Payment in Blood
- First edition (US)
- Author: Elizabeth George
- Series: Inspector Lynley
- Genre: Crime novel
- Publisher: Bantam Books
- Publication date: 1989
- Publication place: United States
- Media type: Print (hardcover, paperback)
- ISBN: 9780553284362 (first)
- Preceded by: A Great Deliverance
- Followed by: Well-Schooled in Murder

= Payment in Blood =

1989 novel by Elizabeth George

Payment in Blood is the second crime novel by Elizabeth George. Like its predecessor, A Great Deliverance (1988), it features Inspector Lynley and Barbara Havers of Scotland Yard as they investigate a murder.
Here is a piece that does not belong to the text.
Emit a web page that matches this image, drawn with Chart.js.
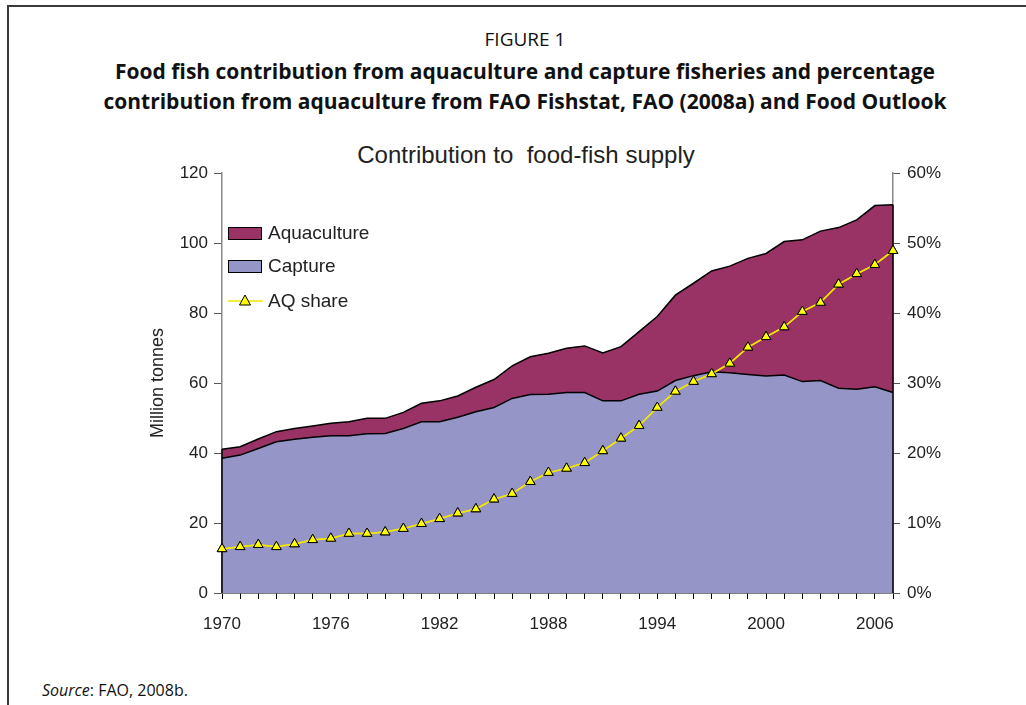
<!DOCTYPE html>
<html>
<head>
<meta charset="utf-8">
<script src="https://cdn.jsdelivr.net/npm/chart.js@4"></script>
<style>
    body { margin: 0; background: #fff; }
    #page { position: relative; width: 1026px; height: 705px; overflow: hidden; }
    #frame { position: absolute; left: 7px; top: 5px; width: 1030px; height: 720px;
             border-top: 2px solid #3a3a3a; border-left: 2px solid #3a3a3a; }
    .head { position: absolute; left: 12px; width: 1026px; text-align: center; font-family: "Open Sans", sans-serif; color: #111; }
    #fig { top: 26px; font-size: 19px; }
    #cap { top: 56px; font-size: 21px; font-weight: bold; line-height: 30px; }
    #title { position: absolute; top: 141px; left: 276px; width: 500px; text-align: center;
             font-family: "Liberation Sans", Arial, sans-serif; font-size: 24px; color: #222; }
    #source { position: absolute; left: 42px; top: 679px; font-family: "Open Sans", sans-serif; font-size: 16px; color: #111; }
    canvas { position: absolute; left: 0; top: 0; }
</style>
</head>
<body>
<div id="page">
    <div id="frame"></div>
    <div class="head" id="fig">FIGURE 1</div>
    <div class="head" id="cap">Food fish contribution from aquaculture and capture fisheries and percentage<br>contribution from aquaculture from FAO Fishstat, FAO (2008a) and Food Outlook</div>
    <div id="title">Contribution to&nbsp; food-fish supply</div>
    <div id="source"><i>Source</i>: FAO, 2008b.</div>
    <canvas id="chart" width="1026" height="705"></canvas>
</div>
<script>
// --- DATA ---
const years = [];
for (let y = 1970; y <= 2007; y++) years.push(String(y));

// million tonnes
const capture = [
    38.5, 39.4, 41.3, 43.2, 43.9, 44.5, 44.9, 44.9, 45.5, 45.6,
    47.0, 48.9, 48.9, 50.2, 51.8, 53.0, 55.6, 56.7, 56.8, 57.3,
    57.3, 54.9, 54.9, 56.8, 57.7, 60.7, 62.1, 63.2, 62.9, 62.4,
    62.0, 62.3, 60.4, 60.7, 58.5, 58.2, 58.9, 57.3
];
const aquaculture = [
    2.6, 2.4, 2.7, 2.9, 3.1, 3.2, 3.6, 4.0, 4.4, 4.3,
    4.6, 5.3, 6.0, 6.1, 7.0, 8.0, 9.3, 10.8, 11.7, 12.6,
    13.3, 13.7, 15.5, 17.9, 21.3, 24.4, 26.4, 28.8, 30.5, 33.2,
    35.0, 38.1, 40.5, 42.7, 45.9, 48.4, 51.8, 53.6
];
// percent
const aqShare = [
    6.3, 6.6, 6.9, 6.6, 7.0, 7.6, 7.8, 8.5, 8.5, 8.7,
    9.2, 9.9, 10.6, 11.4, 12.0, 13.4, 14.2, 15.9, 17.2, 17.8,
    18.6, 20.3, 22.1, 23.9, 26.5, 28.8, 30.2, 31.3, 32.8, 35.1,
    36.6, 38.0, 40.2, 41.5, 44.1, 45.6, 46.9, 48.9
];
const leftTicks = [0, 20, 40, 60, 80, 100, 120];
const rightTicks = [0, 10, 20, 30, 40, 50, 60];

const COLOR_AQ = '#993366';
const COLOR_CAP = '#9595C8';
const FONT = '"Liberation Sans", Arial, sans-serif';

// vertical edges of the stacked area
const edgePlugin = {
    id: 'edges',
    afterDatasetsDraw(chart) {
        const meta = chart.getDatasetMeta(2);
        const pts = [meta.data[0], meta.data[meta.data.length - 1]];
        const ctx = chart.ctx;
        ctx.save();
        ctx.strokeStyle = '#000';
        ctx.lineWidth = 1.5;
        pts.forEach(p => {
            ctx.beginPath();
            ctx.moveTo(p.x, chart.chartArea.bottom);
            ctx.lineTo(p.x, p.y);
            ctx.stroke();
        });
        // redraw share line over the edge
        chart.getDatasetMeta(0).controller.draw();
        ctx.restore();
    }
};

// legend inside the plot
const legendPlugin = {
    id: 'innerLegend',
    afterDraw(chart) {
        const ctx = chart.ctx;
        const x = chart.chartArea.left + 6;
        ctx.save();
        ctx.font = '19px ' + FONT;
        ctx.textBaseline = 'middle';

        const boxes = [
            { label: 'Aquaculture', color: COLOR_AQ, y: 233 },
            { label: 'Capture', color: COLOR_CAP, y: 266 }
        ];
        boxes.forEach(b => {
            ctx.fillStyle = b.color;
            ctx.fillRect(x, b.y - 6, 33, 12);
            ctx.strokeStyle = '#000';
            ctx.lineWidth = 1;
            ctx.strokeRect(x + 0.5, b.y - 6 + 0.5, 33, 12);
            ctx.fillStyle = '#222';
            ctx.fillText(b.label, x + 40, b.y + 1);
        });

        const ly = 301;
        ctx.strokeStyle = '#F2E600';
        ctx.lineWidth = 1.5;
        ctx.beginPath();
        ctx.moveTo(x, ly);
        ctx.lineTo(x + 35, ly);
        ctx.stroke();
        ctx.fillStyle = '#FFFF00';
        ctx.strokeStyle = '#000';
        ctx.lineWidth = 1;
        ctx.beginPath();
        ctx.moveTo(x + 17, ly - 6);
        ctx.lineTo(x + 22.5, ly + 4);
        ctx.lineTo(x + 11.5, ly + 4);
        ctx.closePath();
        ctx.fill();
        ctx.stroke();
        ctx.fillStyle = '#222';
        ctx.fillText('AQ share', x + 40, ly + 1);
        ctx.restore();
    }
};

new Chart(document.getElementById('chart'), {
    type: 'line',
    data: {
        labels: years,
        datasets: [
            {
                label: 'AQ share',
                data: aqShare,
                yAxisID: 'y1',
                borderColor: '#F2E600',
                borderWidth: 1.5,
                pointStyle: 'triangle',
                pointRadius: 5.5,
                pointBackgroundColor: '#FFFF00',
                pointBorderColor: '#000',
                pointBorderWidth: 1,
                fill: false,
                tension: 0
            },
            {
                label: 'Capture',
                data: capture,
                yAxisID: 'y',
                borderColor: '#000',
                borderWidth: 1.5,
                backgroundColor: COLOR_CAP,
                pointRadius: 0,
                fill: 'origin',
                tension: 0
            },
            {
                label: 'Aquaculture',
                data: aquaculture,
                yAxisID: 'y',
                borderColor: '#000',
                borderWidth: 1.5,
                backgroundColor: COLOR_AQ,
                pointRadius: 0,
                fill: '-1',
                tension: 0
            }
        ]
    },
    options: {
        responsive: false,
        animation: false,
        layout: { padding: { left: 140, right: 73, top: 173, bottom: 72 } },
        plugins: { legend: { display: false }, tooltip: { enabled: false } },
        scales: {
            x: {
                offset: false,
                afterFit: s => { s.height = 40; },
                border: { color: '#000', width: 1.5 },
                grid: { drawOnChartArea: false, tickLength: 6, color: '#000' },
                ticks: {
                    autoSkip: false,
                    maxRotation: 0,
                    padding: 15,
                    color: '#222',
                    font: { family: FONT, size: 17 },
                    callback: function (v, i) { return i % 6 === 0 ? years[i] : ''; }
                }
            },
            y: {
                stacked: true,
                min: 0,
                max: 120,
                afterFit: s => { s.width = 82; },
                afterBuildTicks: s => { s.ticks = leftTicks.map(v => ({ value: v })); },
                border: { color: '#888', width: 1.5 },
                grid: { drawOnChartArea: false, tickLength: 8, color: '#555' },
                ticks: { padding: 6, color: '#222', font: { family: FONT, size: 17 } },
                title: {
                    display: true,
                    text: 'Million tonnes',
                    color: '#222',
                    font: { family: FONT, size: 18 },
                    padding: { top: 7, bottom: 0 }
                }
            },
            y1: {
                position: 'right',
                min: 0,
                max: 60,
                afterFit: s => { s.width = 60; },
                afterBuildTicks: s => { s.ticks = rightTicks.map(v => ({ value: v })); },
                border: { color: '#888', width: 1.5 },
                grid: { drawOnChartArea: false, tickLength: 7, color: '#555' },
                ticks: {
                    padding: 7,
                    color: '#222',
                    font: { family: FONT, size: 17 },
                    callback: v => v + '%'
                }
            }
        }
    },
    plugins: [edgePlugin, legendPlugin]
});
</script>
</body>
</html>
On this occasion, the Inspector comes into conflict with the principles of the English upper class, of which he himself is a member.

== Plot ==
When Joy Sinclair, a noted and controversial playwright, is found stabbed to death in a locked room at a remote estate in the Scottish Highlands, Inspector Lynley and his irascible partner, Havers, are called to investigate. The situation is further complicated by the list of high-profile suspects, which include a leading actress, a famous theatre producer, a director and Lady Helen Clyde, Lynley's old friend, with whom the Inspector is in love.

== Reception ==
The novel was generally well-received, being described by Kirkus Reviews as: "Not quite as dazzling as its predecessor ...but still complex, rich, and accomplished enough to elbow the author between P.D. James and Ruth Rendell to form the new triumvirate of English psychological suspense."

A German translation by Mechtild Sandberg-Ciletti was published first by Blanvalet in 1991 under the title Keiner werfe den ersten Stein. It was subsequently also published in paperback form by Goldmann.